We skipped the toppings because the regular coconut filling is awesome enough.

Assembly

  • Divide the dough into 24 portions. I tend to do this by cutting the dough in half three times, then cutting the resulting eight pieces into three pieces each.
  • Roll each portion of dough into a round ball. Arrange on a baking sheet, then cover and put in a warm place for 15 minutes.
  • Flatten the dough balls. I like using a rolling pin here for a nice, even look, although it does take more time than squishing the dough manually.
  • Spoon your filling into each flat piece of dough, wrap it up, and roll it into the shape you like. Try to make sure the buns are pinched closed, as the filling might leak out during baking.
  • Set buns aside in a warm place to rise further, covering the buns with a damp cloth or cling wrap. Preheat oven to 375F.
  • Do an egg wash or another wash if you want. Brushing the buns with a beaten egg (egg wash) gives them a beautiful golden colour, and also makes it easier for sprinkled things (seeds, etc.) to stick.
  • Bake buns in a 375F oven for 15 minutes, or until the buns are golden brown.
  • You can brush the freshly-baked buns with melted butter, if you want, but we skipped that step.

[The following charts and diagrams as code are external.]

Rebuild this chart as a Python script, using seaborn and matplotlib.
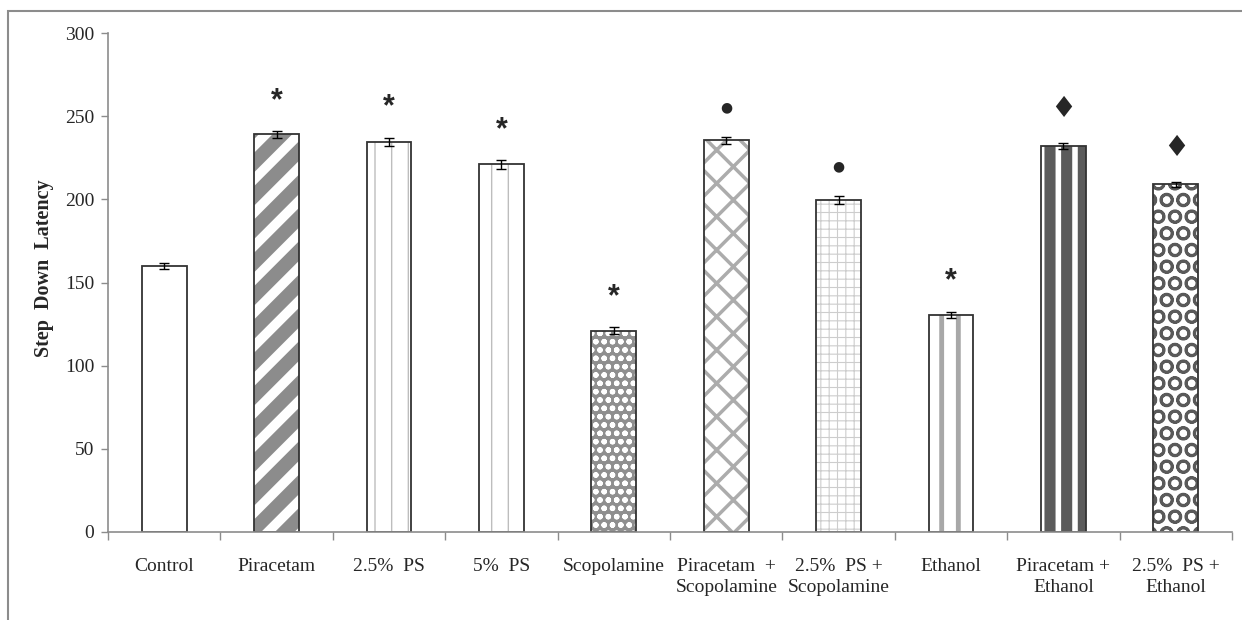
import numpy as np
import pandas as pd
import matplotlib
matplotlib.use('Agg')
import matplotlib.pyplot as plt
from matplotlib.patches import Rectangle
import seaborn as sns

# valores
groups = ['Control', 'Piracetam', '2.5%  PS', '5%  PS', 'Scopolamine',
          'Piracetam  +\nScopolamine', '2.5%  PS +\nScopolamine', 'Ethanol',
          'Piracetam +\nEthanol', '2.5%  PS +\nEthanol']
latency = [160, 239, 234.5, 221, 121, 235.5, 199.5, 130.5, 232, 209]
sem = [2, 2, 2.5, 2.5, 2.2, 2.2, 2.5, 2, 2, 1.6]
marks = ['', '*', '*', '*', '*', '\u25CF', '\u25CF', '*', '\u2666', '\u2666']
yticks = [0, 50, 100, 150, 200, 250, 300]

# (face, hatch, cor do hatch, espessura do hatch)
patterns = [
    ('white', None, 'white', 1),
    ('#8c8c8c', '/', 'white', 7),
    ('white', '|', '#bdbdbd', 1),
    ('white', '|', '#bdbdbd', 1),
    ('#8f8f8f', 'oo', 'white', 1.6),
    ('white', 'x', '#acacac', 2.5),
    ('white', '++', '#cdcdcd', 0.8),
    ('white', '|', '#a8a8a8', 3.5),
    ('#5b5b5b', '|', 'white', 4),
    ('white', 'O', '#5a5a5a', 2),
]

sns.set_style('ticks')
plt.rcParams['font.family'] = ['Liberation Serif', 'DejaVu Sans']

df = pd.DataFrame({'grupo': groups, 'latencia': latency})

fig = plt.figure(figsize=(12.42, 6.2), dpi=100)
ax = fig.add_axes([108 / 1242, 88 / 620, 1124 / 1242, 499 / 620])

sns.barplot(data=df, x='grupo', y='latencia', color='white', width=0.4,
            errorbar=None, ax=ax, saturation=1)

for p, (face, hatch, hcol, hlw) in zip(ax.patches, patterns):
    p.set_facecolor(face)
    p.set_edgecolor(hcol)
    p.set_linewidth(0)
    if hatch:
        p.set_hatch(hatch)
        if hasattr(p, 'set_hatch_linewidth'):
            p.set_hatch_linewidth(hlw)
    # contorno separado para nao herdar a cor do hatch
    ax.add_patch(Rectangle((p.get_x(), p.get_y()), p.get_width(), p.get_height(),
                           facecolor='none', edgecolor='#333333', linewidth=1.3,
                           zorder=p.get_zorder() + 0.1))

ax.errorbar(x=np.arange(len(groups)), y=latency, yerr=sem, fmt='none',
            ecolor='black', elinewidth=1, capsize=3.5, capthick=1, zorder=5)

for i, (v, e, m) in enumerate(zip(latency, sem, marks)):
    if not m:
        continue
    if m == '*':
        ax.annotate(m, xy=(i, v + e), xytext=(0, 11), textcoords='offset points',
                    ha='center', va='bottom', fontsize=22, fontweight='bold',
                    family=['Liberation Sans', 'DejaVu Sans'])
    elif m == '\u2666':
        ax.annotate(m, xy=(i, v + e), xytext=(0, 14), textcoords='offset points',
                    ha='center', va='bottom', fontsize=21, family=['DejaVu Sans'])
    else:
        ax.annotate(m, xy=(i, v + e), xytext=(0, 16), textcoords='offset points',
                    ha='center', va='bottom', fontsize=10, family=['DejaVu Sans'])

ax.set_xlim(-0.5, len(groups) - 0.5)
ax.set_ylim(0, 300)
ax.set_yticks(yticks)
ax.set_xticks(np.arange(-0.5, len(groups)), minor=True)
ax.tick_params(axis='x', which='major', length=0, pad=19, labelsize=14)
ax.tick_params(axis='x', which='minor', length=6, color='#8c8c8c', width=1)
ax.tick_params(axis='y', length=5, color='#8c8c8c', width=1, labelsize=14, pad=5)
for lab in ax.get_xticklabels():
    lab.set_linespacing(1.3)

sns.despine(ax=ax)
for s in ['left', 'bottom']:
    ax.spines[s].set_color('#8c8c8c')
    ax.spines[s].set_linewidth(1.2)

ax.set_xlabel('')
ax.set_ylabel('Step  Down  Latency', fontsize=14.5, fontweight='bold')
ax.yaxis.set_label_coords(-0.048, 0.529)

# moldura da area do grafico (so topo e esquerda aparecem)
fig.add_artist(Rectangle((8 / 1242, -0.1), 1.2, 1.1 - 11 / 620, transform=fig.transFigure,
                         facecolor='none', edgecolor='#8c8c8c', linewidth=1.5))

fig.savefig('out.png', dpi=100)
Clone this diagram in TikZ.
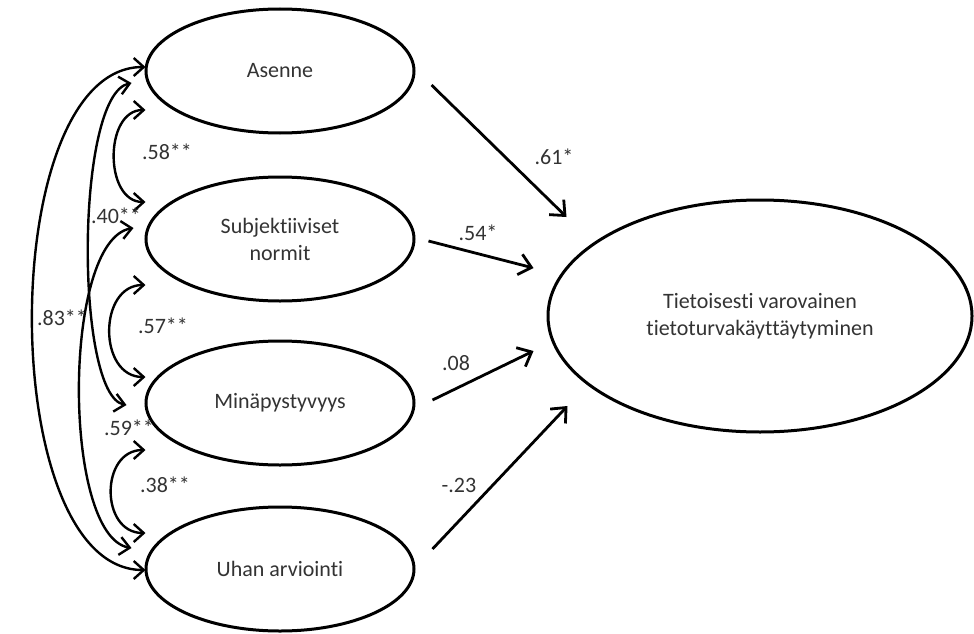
\documentclass[tikz,border=0pt]{standalone}
\usepackage{fontspec}
\setmainfont[Ligatures=NoCommon]{Carlito}
\usetikzlibrary{shapes.geometric,arrows.meta}
\definecolor{txtgray}{gray}{0.2}

\begin{document}
\begin{tikzpicture}[x=1pt,y=-1pt,
  latent/.style={ellipse, draw, line width=3pt, minimum width=268pt, minimum height=124pt,
    inner sep=0pt, align=center, text=txtgray, font=\fontsize{22}{27}\selectfont},
  effect/.style={line width=2.8pt, -{Straight Barb[length=12pt,width=21pt]}},
  cov/.style={line width=2.4pt, {Straight Barb[length=10pt,width=18pt]}-{Straight Barb[length=10pt,width=18pt]}},
  coef/.style={inner sep=0pt, text=txtgray, font=\fontsize{22}{25}\selectfont}]
\useasboundingbox (0,0) rectangle (974,634);

% latent variables
\node[latent] (asenne) at (280,71) {Asenne};
\node[latent] (subj) at (280,239) {Subjektiiviset\\normit};
\node[latent] (mina) at (280,403) {Minäpystyvyys};
\node[latent] (uhan) at (280,569) {Uhan arviointi};
\node[latent, minimum width=424pt, minimum height=232pt] (tieto) at (760,316)
  {Tietoisesti varovainen\\tietoturvakäyttäytyminen};

% paths
\draw[effect] ([shift={(16,14)}]asenne.east) -- ([shift={(20,-99)}]tieto.west);
\draw[effect] ([shift={(13,2)}]subj.east) -- ([shift={(-13,-48)}]tieto.west);
\draw[effect] ([shift={(17,-3)}]mina.east) -- ([shift={(-13,35)}]tieto.west);
\draw[effect] ([shift={(17,-20)}]uhan.east) -- ([shift={(21,90)}]tieto.west);

\node[coef] (c61) at (554,157) {.61*};
\node[coef] (c54) at (478,233) {.54*};
\node[coef] (c08) at (456,363) {.08};
\node[coef] (c23) at (459,485) {-.23};

% correlations
\draw[cov] ([shift={(1,39)}]asenne.west) .. controls (104,110) and (104,202) .. ([shift={(1,-37)}]subj.west);
\draw[cov] ([shift={(1,46)}]subj.west) .. controls (98,285) and (98,377) .. ([shift={(1,-26)}]mina.west);
\draw[cov] ([shift={(1,47)}]mina.west) .. controls (100,450) and (100,533) .. ([shift={(1,-36)}]uhan.west);
\draw[cov] ([shift={(-13,12)}]asenne.west) .. controls (75,95) and (75,395) .. ([shift={(-18,2)}]mina.west);
\draw[cov] ([shift={(-11,-11)}]subj.west) .. controls (62,240) and (62,536) .. ([shift={(-13,-21)}]uhan.west);
\draw[cov] ([shift={(1,-4)}]asenne.west) .. controls (-5,67) and (-5,570) .. ([shift={(1,1)}]uhan.west);

\node[coef] (c58) at (167,152) {.58**};
\node[coef] (c57) at (163,326) {.57**};
\node[coef] (c38) at (165,485) {.38**};
\node[coef] (c40) at (116,216) {.40**};
\node[coef] (c59) at (129,428) {.59**};
\node[coef] (c83) at (62,318) {.83**};

\end{tikzpicture}
\end{document}
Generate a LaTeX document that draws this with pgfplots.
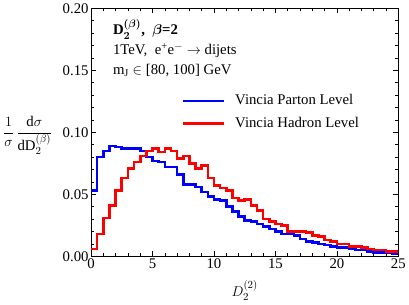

Other fillings we’ve tried:

Hotdog
Wrap the flattened dough around a hotdog. Brush dough with beaten egg and sprinkle sesame seeds on top. You can push the sesame seeds into the dough slightly to help them stick.
Nutella
Spoon Nutella hazelnut spread into the middle of the flattened dough and roll it up. Brush dough with beaten egg and sprinkle almond slices on top.